The acting here is top-notch. Joel Murray is one of those actors who you’ve seen in tons of things, but might not know his name. Most recently he had major roles in the Showtime series SHAMELESS, where he played another sad sack named Eddie Jackson, and the AMC series MAD MEN, where he played ad man Fred Rumsen. But you might have also seen him on network shows like DESPERATE HOUSEWIVES and TWO AND A HALF MEN. While I was watching the movie, I kept thinking that he looked a lot like Brian Doyle Murray, who also has a huge list of television credits. When I looked him up, I found up that Joel and Brian are brothers, which means that Joel also has another, slightly more famous brother, named Bill! To think I’ve been a fan of Joel’s for all this time without realizing he was Bill Murray’s brother! Joel specializes in playing down-on-their-luck guys, and he’s perfectly cast in GOD BLESS AMERICA.
Tara Lynne Barr holds her own in the movie as Frank’s only friend and “sidekick” Roxy.
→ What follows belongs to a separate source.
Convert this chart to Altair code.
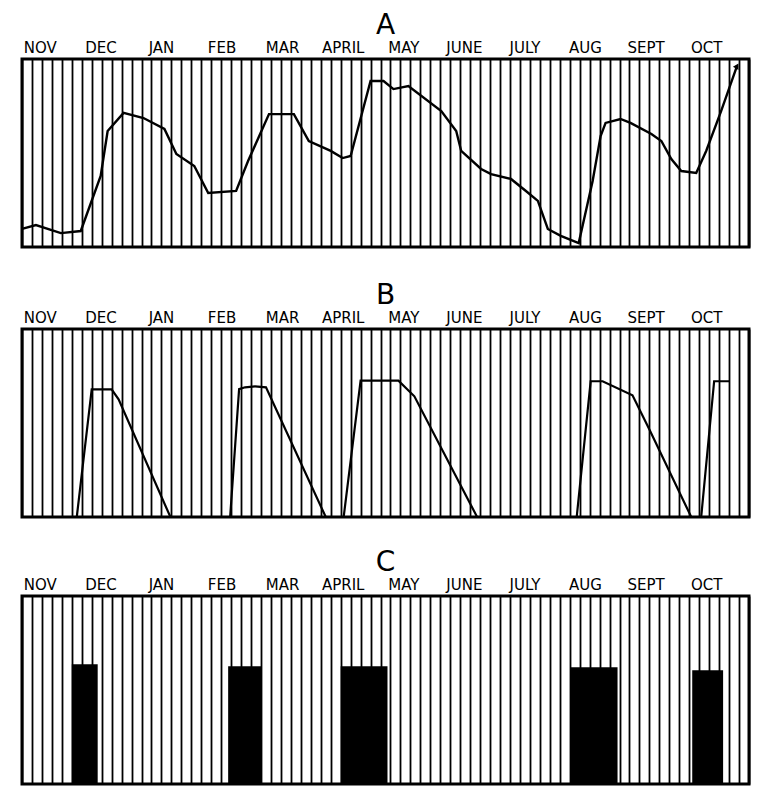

Her acting resume isn’t quite as extensive as Murray’s, but she had roles on TV shows like CROSSING JORDAN (2005) and The Disney Channel’s THE SUITE LIFE OF ZACK AND CODY. Based on her performance here, I wouldn’t be surprised if she started getting a lot more movie roles. She’s that good.
Obviously, with this very dark storyline, GOD BLESS AMERICA is not going to appeal to everyone. Some people are just not going to ever find murder funny. But for those of us who have watched reality TV and totally despised the shrill, self-obsessed idiots who populate too much of our “popular entertainment,” this movie has the potential to be a very wicked guilty pleasure.
GOD BLESS AMERICA is not perfect, however. The fact that nobody tries to stop them for weeks struck me as completely unrealistic, which just emphasizes the fantasy elements here. This is not the real world. And there are times when Frank and Roxy’s agenda (especially Roxy’s list of the kinds of people she hates) seems rather elitist, but I guess that’s the point, since, by the time they’re killing people for just being rude, things have reached an absurd level. There are, though, moments in the film when it just seems to be preaching at us, about what’s wrong with our society and popular culture, and it’s those moments that are the movie’s weakest. As a viewer, I don’t want to be preached to. Luckily there are only a few missteps in that direction. Not enough to ruin what’s good about the film.
Despite its flaws, I found GOD BLESS AMERICA to be pretty entertaining. And there are some very funny moments here. There’s a lot to like about this movie if your sense of humor tends to be dark. I give it three out of five knives.
© Copyright 2012 by L.L. Soares
(Note: If GOD BLESS AMERICA isn’t playing in limited release in a city near you, you might also be able to catch it on Cable OnDemand)
LL Soares gives GOD BLESS AMERICA ~three knives.